Independence Realty Trust heads into the back half of May with a curious split signal: short sellers rebuilt positions sharply over the past week, yet the stock just logged its best month since the spring selloff.
Short interest climbed roughly 7.8% week-on-week to about 4.75% of free float — a meaningful jump that reverses several weeks of steady unwinding. Earlier in April, SI ran close to 13.8 million shares during the tariff-driven equity selloff. It then fell steadily through late April and into early May, touching a low around 9.8 million shares on May 8. The fresh rebuild to 11.3 million shares in the days that followed suggests some bears used the month's 6.9% price recovery as an opportunity to re-enter rather than cover further. The ORTEX short score of 42.3 remains moderate — well below the levels that typically signal crowded positioning — so the rebuild looks more like tactical re-shorting than a conviction-driven pile-in.

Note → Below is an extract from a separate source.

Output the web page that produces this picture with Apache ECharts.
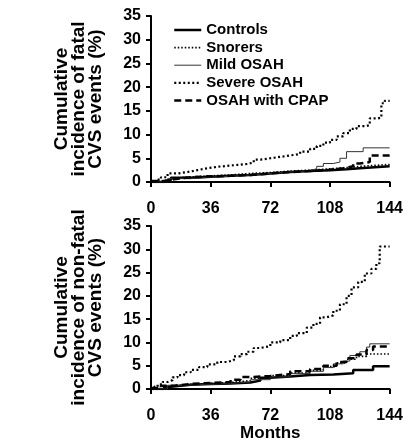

Borrow conditions offer little friction to that activity. Cost to borrow is running near its cheapest level all month at 0.51%, and availability is extraordinarily loose at over 1,190% of short interest. That means shares to borrow are abundant relative to the existing short base — there is essentially no squeeze pressure in the lending market. Days to cover checks in near 5.3, unremarkable for a mid-cap REIT. The put/call ratio at 3.21 is actually running slightly below its 20-day average of 3.54, so options traders are marginally less defensive than they have been — a small but notable divergence from the direction of short interest.

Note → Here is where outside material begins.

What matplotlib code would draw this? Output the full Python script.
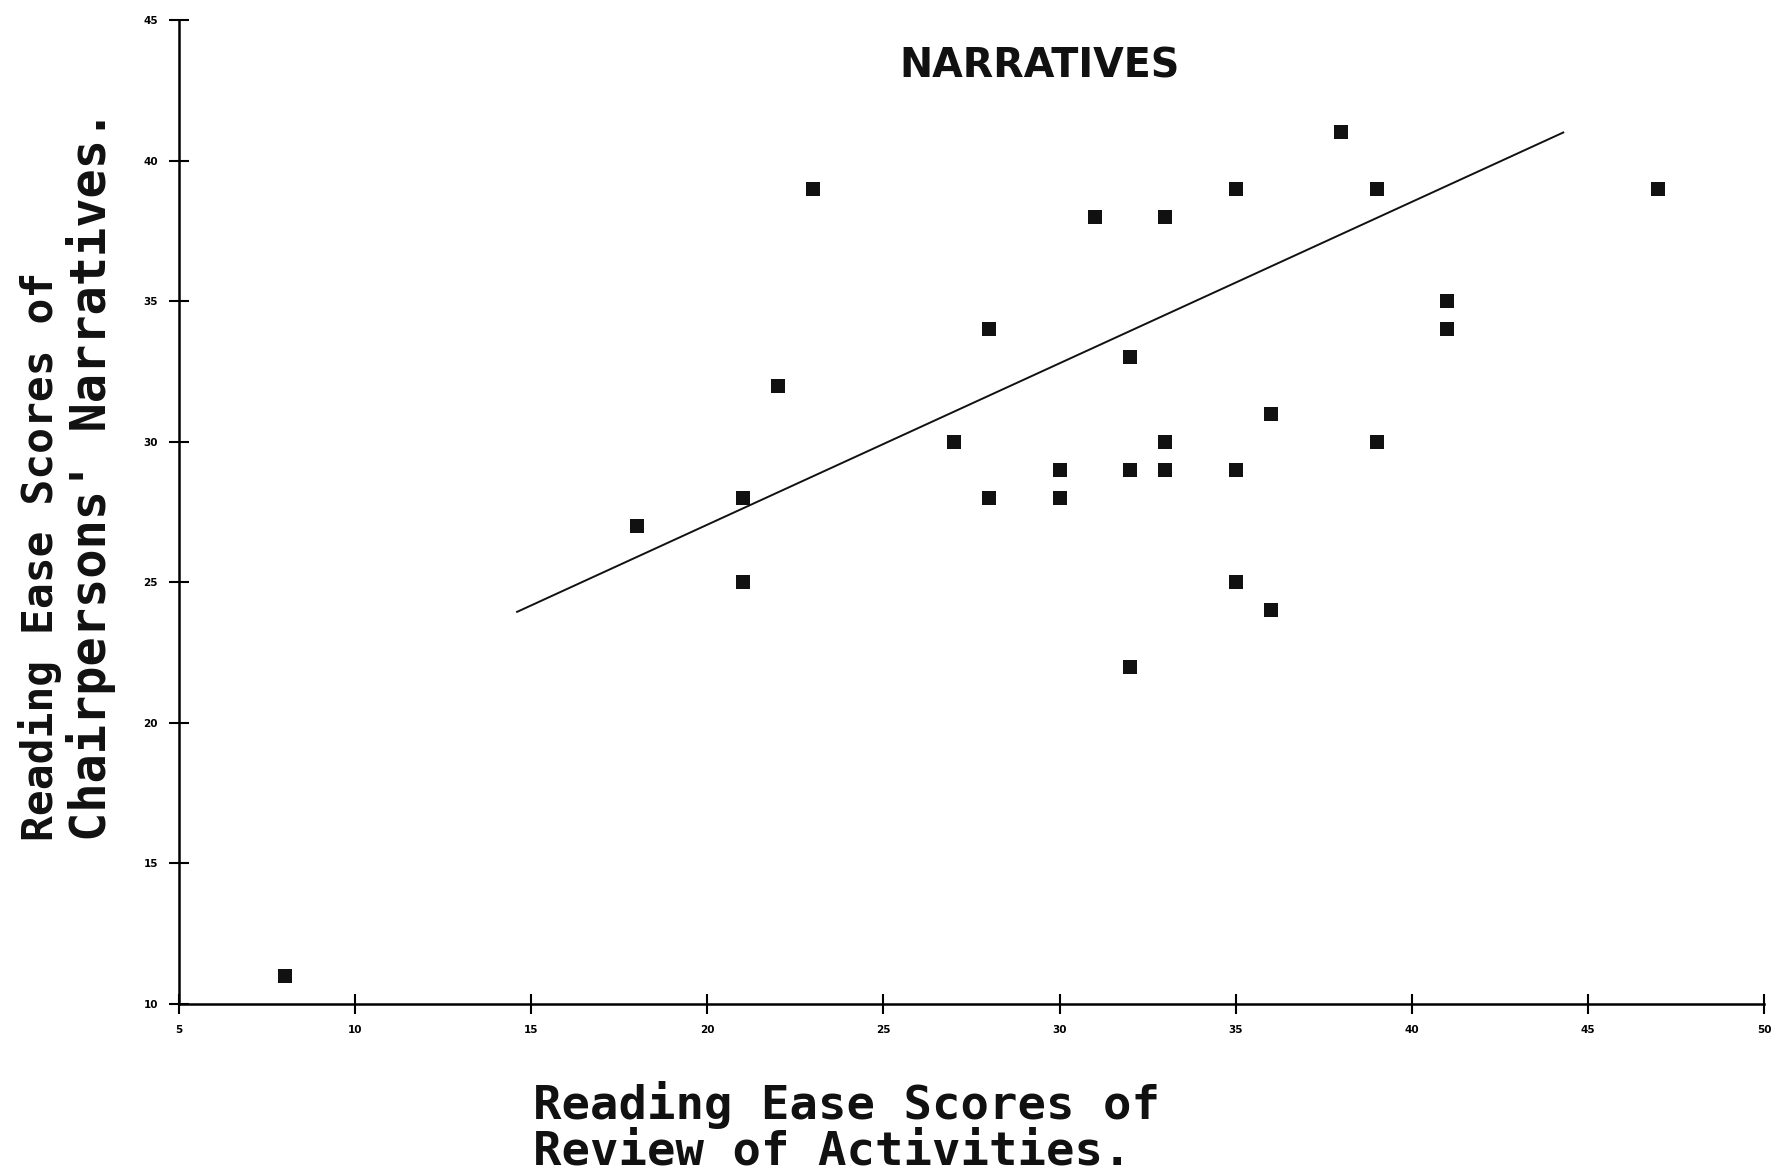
import numpy as np
import matplotlib.pyplot as plt

# Reading ease scores
review_scores = [8, 18, 21, 21, 22, 23, 27, 28, 28, 30, 30, 31, 32, 32, 32,
                 33, 33, 33, 35, 35, 35, 36, 36, 38, 39, 39, 41, 41, 47]
narrative_scores = [11, 27, 28, 25, 32, 39, 30, 34, 28, 29, 28, 38, 33, 29, 22,
                    38, 30, 29, 39, 29, 25, 31, 24, 41, 39, 30, 35, 34, 39]

# Trend line endpoints as drawn on the chart
trend_x = [14.6, 44.3]
trend_y = [23.95, 41.0]

x_ticks = [5, 10, 15, 20, 25, 30, 35, 40, 45, 50]
y_ticks = [10, 15, 20, 25, 30, 35, 40, 45]

fig = plt.figure(figsize=(17.77, 11.72), dpi=100)
ax = fig.add_axes([0.1007, 0.1433, 0.892, 0.8396])

ax.plot(review_scores, narrative_scores, 's', color='#111111', markersize=10,
        markeredgewidth=0)
ax.plot(trend_x, trend_y, color='#111111', linewidth=1.4)

ax.set_xlim(5, 50)
ax.set_ylim(10, 45)
ax.set_xticks(x_ticks)
ax.set_yticks(y_ticks)
ax.tick_params(direction='inout', length=14, width=1.5, labelsize=7.5, pad=8)
for lbl in ax.get_xticklabels() + ax.get_yticklabels():
    lbl.set_fontweight('bold')

ax.spines['top'].set_visible(False)
ax.spines['right'].set_visible(False)
ax.spines['left'].set_linewidth(1.8)
ax.spines['bottom'].set_linewidth(1.8)

fig.text(1040 / 1777, 1 - 66 / 1172, 'NARRATIVES',
         ha='center', va='center', fontsize=28.5, family='DejaVu Sans',
         fontweight='bold', color='#111111')

mono = dict(family='DejaVu Sans Mono', fontweight='bold', color='#111111')
fig.text(533 / 1777, 1 - 1105 / 1172, 'Reading Ease Scores of',
         fontsize=34, ha='left', va='center', **mono)
fig.text(533 / 1777, 1 - 1152 / 1172, 'Review of Activities.',
         fontsize=34, ha='left', va='center', **mono)

fig.text(40 / 1777, 0.2824, 'Reading Ease Scores of', rotation=90,
         fontsize=31, ha='center', va='bottom', **mono)
fig.text(91 / 1777, 0.2824, "Chairpersons' Narratives.", rotation=90,
         fontsize=35, ha='center', va='bottom', **mono)

fig.savefig('out.png', dpi=100)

Analyst activity this week added a mild tailwind. Barclays' Richard Hightower raised his price target on IRT to $19 from $18 on May 11, while maintaining an Equal-Weight rating. The move is fresh but not directionally dramatic — it echoes a similar trim-then-restore pattern: Barclays cut its target from $21 to $18 back in March, so the bump to $19 recovers only part of that ground. Wells Fargo remains Overweight but trimmed its target to $18 from $19 in late April, nudging the consensus mean to roughly $19.14 against a current price of $16.46. That leaves about 16% implied upside to the average target. Bulls point to IRT's focus on supply-constrained, non-gateway multifamily markets and the scope for NOI growth to drive a re-rating. Bears flag the risk that rental growth fails to keep pace with operating expenses, particularly given lingering capital expenditure demands across the portfolio.

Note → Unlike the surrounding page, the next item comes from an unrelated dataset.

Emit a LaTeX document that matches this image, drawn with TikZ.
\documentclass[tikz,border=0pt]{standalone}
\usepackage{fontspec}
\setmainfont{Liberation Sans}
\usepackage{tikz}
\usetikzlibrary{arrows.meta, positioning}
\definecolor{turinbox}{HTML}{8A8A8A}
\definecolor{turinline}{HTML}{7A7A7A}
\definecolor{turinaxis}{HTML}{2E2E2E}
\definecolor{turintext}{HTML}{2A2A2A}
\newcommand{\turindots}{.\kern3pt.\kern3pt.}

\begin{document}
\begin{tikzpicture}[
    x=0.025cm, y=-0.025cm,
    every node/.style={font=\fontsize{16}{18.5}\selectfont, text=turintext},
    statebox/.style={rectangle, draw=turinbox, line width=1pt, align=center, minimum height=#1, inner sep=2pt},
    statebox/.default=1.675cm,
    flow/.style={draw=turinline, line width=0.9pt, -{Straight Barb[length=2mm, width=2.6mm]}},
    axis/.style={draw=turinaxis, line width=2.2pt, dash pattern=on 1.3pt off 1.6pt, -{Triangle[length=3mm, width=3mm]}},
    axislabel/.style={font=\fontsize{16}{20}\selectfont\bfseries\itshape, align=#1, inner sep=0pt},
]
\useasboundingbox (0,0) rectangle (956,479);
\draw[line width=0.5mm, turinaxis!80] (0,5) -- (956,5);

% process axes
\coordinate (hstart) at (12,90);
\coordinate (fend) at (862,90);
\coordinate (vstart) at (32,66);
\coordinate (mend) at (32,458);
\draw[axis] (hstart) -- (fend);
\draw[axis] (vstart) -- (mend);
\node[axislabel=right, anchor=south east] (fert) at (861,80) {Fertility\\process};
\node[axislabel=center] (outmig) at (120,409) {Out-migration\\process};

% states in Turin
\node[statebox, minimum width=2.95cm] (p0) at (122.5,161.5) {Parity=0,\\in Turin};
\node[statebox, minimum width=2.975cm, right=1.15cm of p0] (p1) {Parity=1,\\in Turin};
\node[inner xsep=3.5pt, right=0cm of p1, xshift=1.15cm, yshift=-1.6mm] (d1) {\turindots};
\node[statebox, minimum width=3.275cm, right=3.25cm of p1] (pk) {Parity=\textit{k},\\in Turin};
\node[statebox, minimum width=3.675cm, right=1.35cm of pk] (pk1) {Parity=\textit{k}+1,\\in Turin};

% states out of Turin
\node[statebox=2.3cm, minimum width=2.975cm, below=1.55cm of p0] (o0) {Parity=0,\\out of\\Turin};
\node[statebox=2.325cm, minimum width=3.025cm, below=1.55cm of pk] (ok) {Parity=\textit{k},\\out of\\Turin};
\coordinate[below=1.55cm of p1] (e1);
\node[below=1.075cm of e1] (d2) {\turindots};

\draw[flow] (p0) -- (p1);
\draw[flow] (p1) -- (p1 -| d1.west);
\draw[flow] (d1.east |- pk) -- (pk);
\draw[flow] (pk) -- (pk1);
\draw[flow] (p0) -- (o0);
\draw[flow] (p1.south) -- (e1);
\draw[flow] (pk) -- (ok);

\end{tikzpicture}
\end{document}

The factor profile is mixed but not alarming. EV/EBITDA has drifted up roughly 30 basis points over the past month to 16.8x — a gradual re-rating alongside the price recovery. Price/book is near 1.23x, also up modestly on the month. The dividend score ranks in the 91st percentile, consistent with IRT's identity as a yield-oriented REIT, and the forward yield stands near 4.2%. EPS momentum rankings are weak — both the 30-day and 90-day readings sit in the bottom decile — which likely explains why some analysts have been cautious about lifting targets aggressively even as the stock recovers from its April lows.
Institutional ownership tells a constructive story. BlackRock added roughly 1 million shares to push its stake to 15.2% of shares outstanding. Vanguard added 1.7 million shares to hold 14.1%. Both moves were reported as of April 30, suggesting the index and quasi-index community was net adding through the volatile spring period. Insiders, by contrast, have been net sellers throughout the past 90 days — CEO Scott Schaeffer sold roughly $470,000 in February alone, with CFO James Sebra also trimming. The net insider sales figure over 90 days is about $1.15 million. These appear to be routine periodic sales rather than large strategic disposals, given the modest significance scores attached to each transaction.
The next scheduled catalyst is Q1 2026 earnings, currently pencilled for July 29. With the stock still roughly 6% below its year-start level, how management frames the rental-growth and expense trajectory for the remainder of 2026 will be the primary test of whether the current positioning — modest shorts rebuilding into a recovering price — resolves in either direction.